The idea that we could view the distant past – without having to travel through time – sounds grand. Dinosaurs, Buddha, ancient man… on the surface, viewing the past seems so simplistic – we wouldn’t be physically in the past and our inability to interact, to touch it, would cancel the usual complications of time travel. Yet, through this seemingly one-way visual, the past might instead be able to touch us.
Our past never dies. That’s a statement most will agree with – memories haunt us and mistakes can come back to bite us in the derriere. However, the author, Somoza, takes the idea that the past can indirectly affect us and twists it to ask what would happen if the past could directly affect us. The answer is a thriller with enough theoretical physics thrown in to warp your brain.
The beginning is slow, carefully building the premise that calm, perfect surfaces are misleading and that horrors may lie beneath. The pace soon picks up as Elisa speeds towards an event that shatters her calm and kicks the story into high gear. Somoza writes in the tradition of classic suspense, always hinting at the terror that lurks around the corner, but never revealing it until the very end. All the while, he explores the questions of the nature of time, the nature of evil, and the nature of the divine, and how the three may be intertwined. None of our pre-conceived understandings of these notions survive Zig Zag’s ride intact.

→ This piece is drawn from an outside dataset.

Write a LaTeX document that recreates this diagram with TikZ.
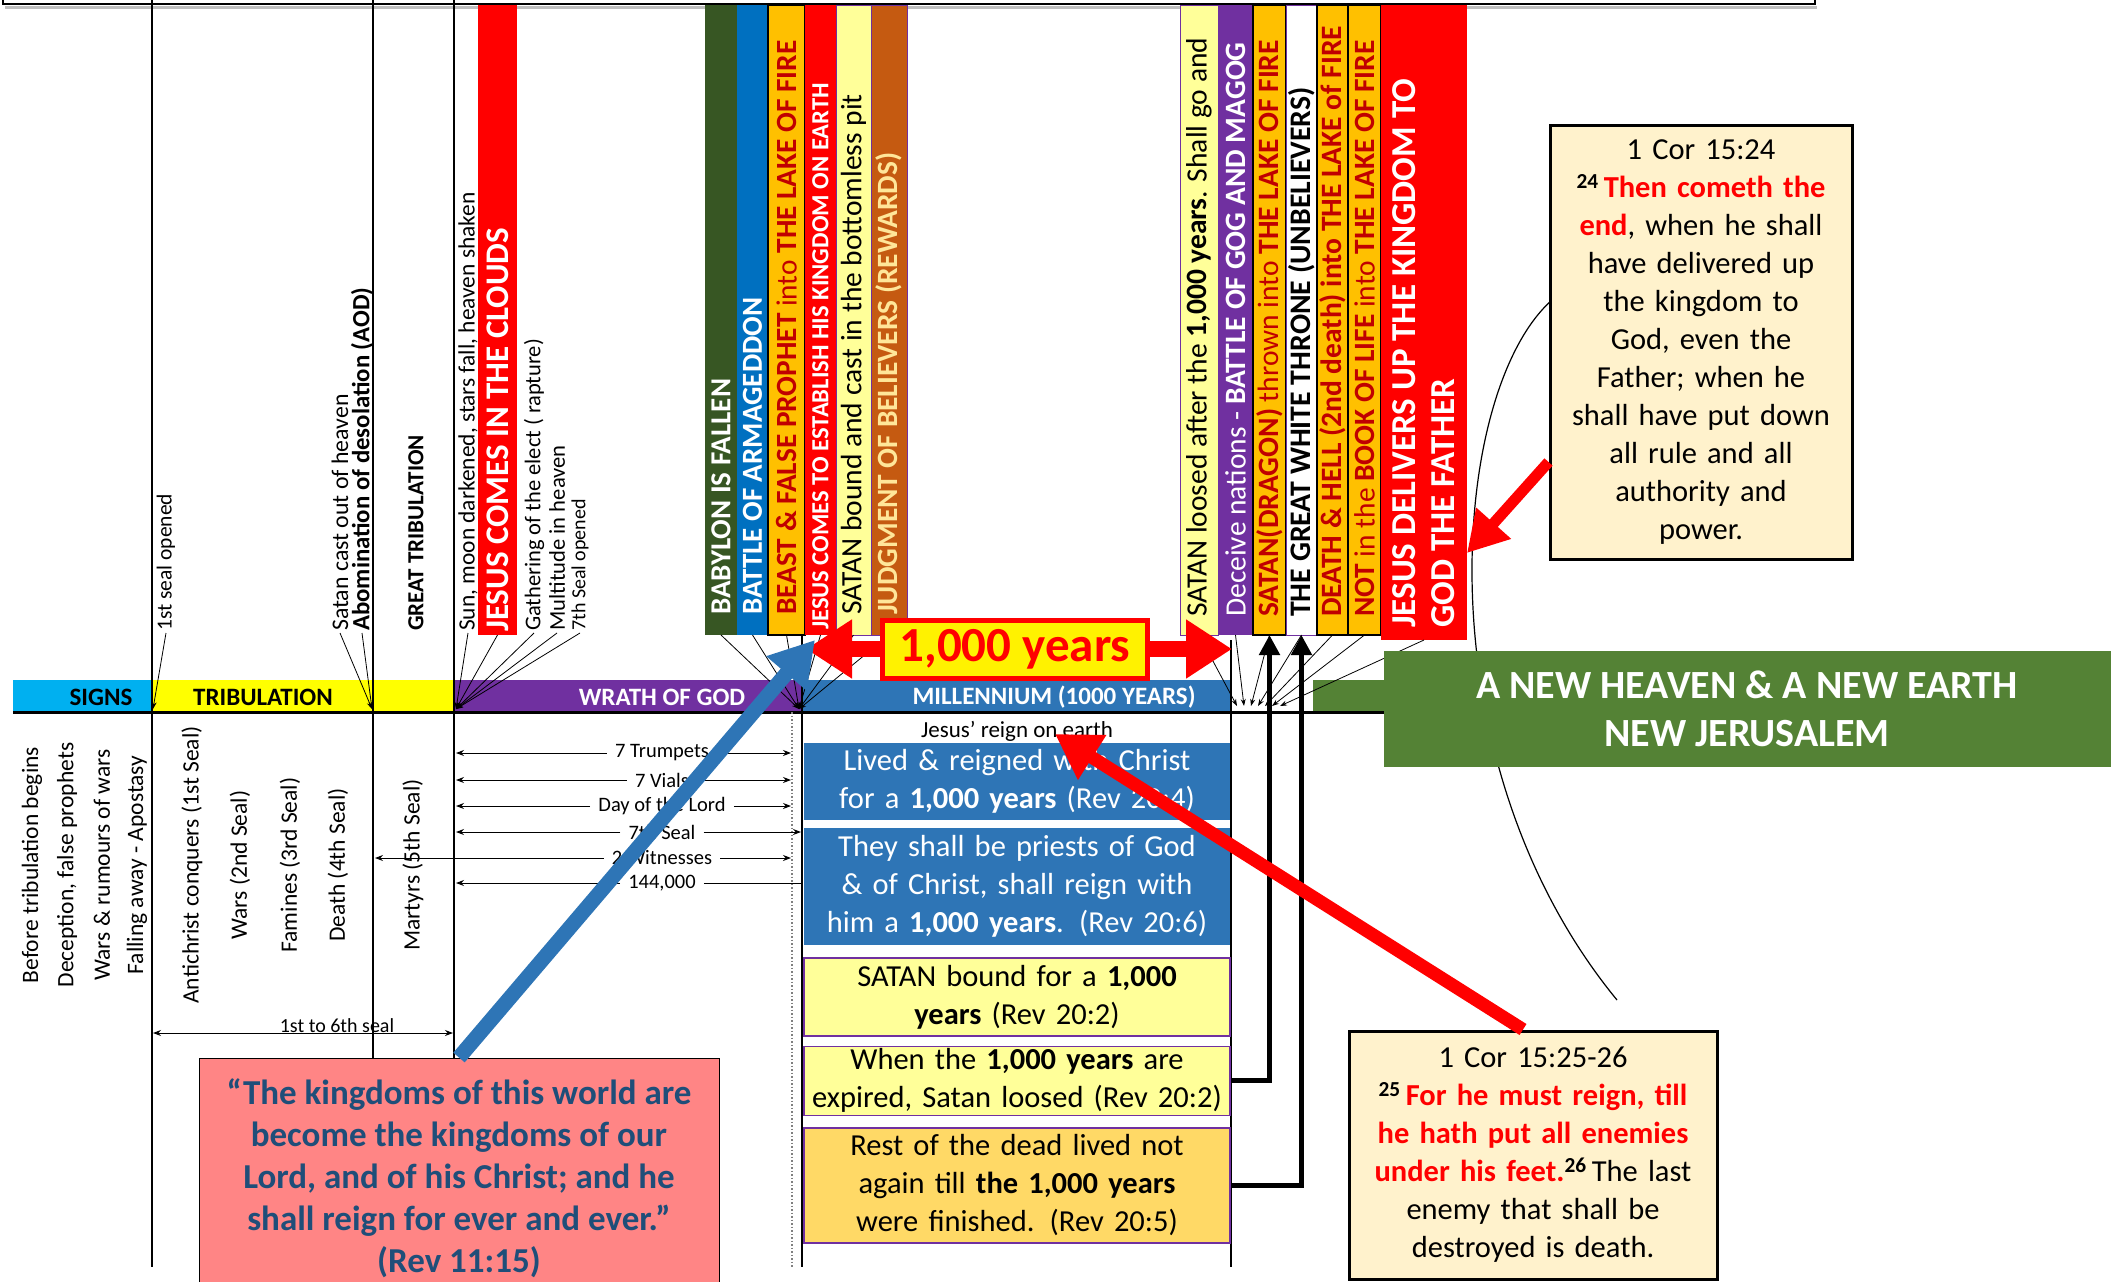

Though entertaining, this is not an easy read – the physics involved are along the lines of Einstein’s relativity theory, and Somoza’s tale is as disturbing as it is fascinating. It is, however, a highly rewarding, intelligent, and thought-provoking read, particularly for the theoretically or philosophically inclined. Its ending is neither happy nor pat, but will leave your imagination churning long after the book is closed.